Felizmente, já passou um pouco a fase em que, sempre que saíamos com ele, fosse a que sítio fosse, acabávamos na companhia de um grupo de polícias ou de seguranças à sua procura, pois distraía-se frequentemente, focando a sua atenção em coisas que o atraíam, perdendo completamente a noção de onde estava, de com quem estava, do que estava a fazer... partia para "outro mundo", sem aviso prévio e punha-se a andar em qualquer direcção. Passámos momentos terríveis, com familiares, vizinhos e polícia à procura dele, nas situações mais insólitas. Nessa fase, com o total desconhecimento do problema que o afectava e vendo que isto não acontecia com as outras crianças, pensámos que o problema era nosso… éramos uns pais falhados: não conseguíramos educar o nosso filho a ser bem disposto, responsável, maturo, educado, bom aluno, etc.
E é verdade que isto custa muito mais quando se tem um filho que, aos olhos dos outros, é perfeitamente normal; é mas é teimoso e um bocado mal-educado, porque os pais nunca lhe deram um par de “tabefes” na altura certa. Não esqueço os olhares e "recados" reprovadores de muitos professores (quase a forçarem-me para o "educar" à força do castigo) e de conhecidos e a angústia de me considerar uma mãe absolutamente falhada. Mesmo agora, que sou bem conhecedora da situação e o mais compreensiva para com o meu filho, por vezes também sou levada a esquecer-me da sua situação e a exigir-lhe um comportamento “normal”. Se é assim com os pais, reconheço que deve ser muito difícil para os outros.
Este ano, porque o cansaço já era tal que queríamos mesmo era descansar, decidimos, pela primeira vez, fazer nas férias quase só o que ele queria (se bem que o que ele mais queria era voltar para casa, como dizia todos os dias, mas fazíamos negociações diárias). Apesar de tudo, foram umas férias calmas, para aquilo que tem sido o habitual, e sem o costumeiro stress. Nunca sabíamos para onde iríamos a seguir, porque, ao longo do dia, o programa era sempre alterado por ele (quero… agora já não quero…). Mas como não houve muitas pressões da nossa parte para lhe organizar a sua vida e o deixámos mais á vontade - e o desespero era tal que só queríamos descanso (“paz e amor”) fosse lá o que fosse que tivéssemos de pagar por ele -, as coisas até acabaram por correr menos mal.

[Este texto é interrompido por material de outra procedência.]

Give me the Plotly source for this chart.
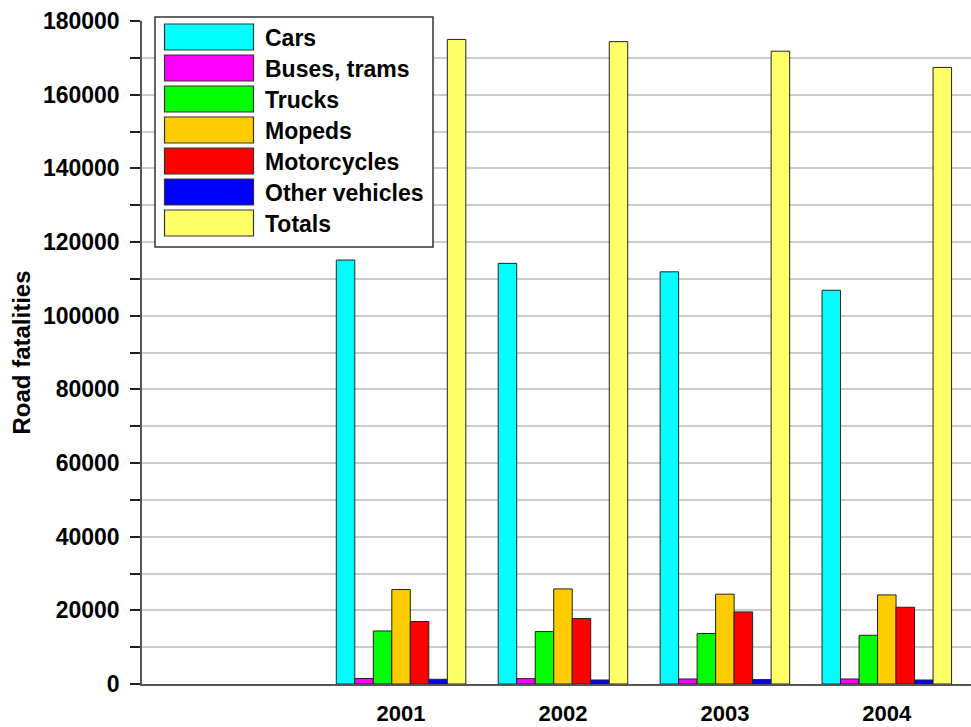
import plotly.graph_objects as go

years = ["2001", "2002", "2003", "2004"]
series_names = ["Cars", "Buses, trams", "Trucks", "Mopeds", "Motorcycles", "Other vehicles", "Totals"]
cars = [115100, 114200, 111900, 106900]
buses_trams = [1500, 1450, 1360, 1360]
trucks = [14400, 14240, 13700, 13230]
mopeds = [25650, 25820, 24380, 24190]
motorcycles = [16960, 17770, 19570, 20840]
other_vehicles = [1280, 1090, 1200, 1090]
totals = [175000, 174400, 171800, 167400]
series_values = [cars, buses_trams, trucks, mopeds, motorcycles, other_vehicles, totals]
colors = ["#00FFFF", "#FF00FF", "#00FF00", "#FFCC00", "#FF0000", "#0000FF", "#FFFF66"]
y_ticks = list(range(0, 180001, 20000))
y_tick_labels = [str(v) for v in y_ticks]

W, H = 971, 727
ML, MR, MT, MB = 142, 0, 21, 43
FONT = "Liberation Sans, Arial, sans-serif"

fig = go.Figure()
for name, vals, col in zip(series_names, series_values, colors):
    fig.add_trace(go.Bar(x=years, y=vals, name=name, marker=dict(color=col, line=dict(color="#222222", width=1)),
                         showlegend=False))

pw = W - ML - MR
ph = H - MT - MB
def px_x(x):
    return (x - ML) / pw
def px_y(y):
    return (H - MB - y) / ph

shapes = []
annotations = []
shapes.append(dict(type="rect", xref="paper", yref="paper", x0=px_x(155), x1=px_x(433), y0=px_y(247), y1=px_y(17),
                   fillcolor="white", line=dict(color="#333333", width=1.5), layer="above"))
for i, (name, col) in enumerate(zip(series_names, colors)):
    top = 24 + 31 * i
    shapes.append(dict(type="rect", xref="paper", yref="paper", x0=px_x(164.5), x1=px_x(253.5),
                       y0=px_y(top + 26), y1=px_y(top), fillcolor=col, line=dict(color="#333333", width=1.2), layer="above"))
    annotations.append(dict(xref="paper", yref="paper", x=px_x(263), y=px_y(top + 14), text="<b>%s</b>" % name,
                            showarrow=False, xanchor="left", yanchor="middle", font=dict(size=23, color="black", family=FONT)))

fig.update_layout(
    width=W, height=H,
    margin=dict(l=ML, r=MR, t=MT, b=MB, pad=0, autoexpand=False),
    paper_bgcolor="white", plot_bgcolor="white",
    barmode="group", bargap=0.2, bargroupgap=0,
    font=dict(family=FONT, color="black"),
    shapes=shapes, annotations=annotations,
    xaxis=dict(type="category", range=[-1.6, 3.52], showline=True, linecolor="#555555", linewidth=1.5,
               ticks="", showgrid=False, tickfont=dict(size=22, family=FONT, color="black", weight="bold"),
               ticklabelstandoff=9, automargin=False),
    yaxis=dict(range=[0, 180000], tickvals=y_ticks, ticktext=y_tick_labels, ticks="outside", ticklen=10,
               tickcolor="#222222", tickwidth=1.5, automargin=False,
               showline=True, linecolor="#555555", linewidth=1.5, showgrid=True, gridcolor="#cccccc", gridwidth=1.5,
               tickfont=dict(size=23, family=FONT, color="black", weight="bold"), ticklabelstandoff=6,
               title=dict(text="<b>Road fatalities</b>", font=dict(size=24, family=FONT, color="black"), standoff=6),
               minor=dict(dtick=10000, ticks="outside", ticklen=10, tickcolor="#222222", tickwidth=1.5,
                          showgrid=True, gridcolor="#cccccc", gridwidth=1.5),
               zeroline=False),
)

fig.write_html("out.html")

Esperemos pelas próximas férias.
Isabel
Caros bloggers,
parecem-me todos demasiado preocupados com o que os outros pensam .... temos de encontrar formas de estarmos bem, e os nossos filhos irem sendo felizes. Como li num qq livro sobre o tema, o lema deve ser "mind over matter" ... those who mind, don't matter, those who matter don't mind" .... as coisas são bem mais fáceis quando o aceitamos, e mais simples. Um dia de cada vez, e boa sorte para todos (nós).
Dá-se o caso, cara anónima, de termos de viver com os «nossos» filhos no Planeta Terra e não no Planeta Asperger... Pessoalmente, não consigo fazer essa espécie de quadratura do círculo, mas acredite que admiro os que conseguem...
Ainda bem, cara Luísa, que está satisfeita com a escola e com os professores do seu filho. Tb já «apanhei» - porventura todos nós - do melhor e do pior: a profissão docente é infelizmente terrivelmente assimétrica... Mas professores que procuram informação na net para melhor ajudar um aluno diferente é, de facto, um exemplo a registar.
Por desejo da Luísa, o seu comentário, ao qual respondi em cima, foi apagado.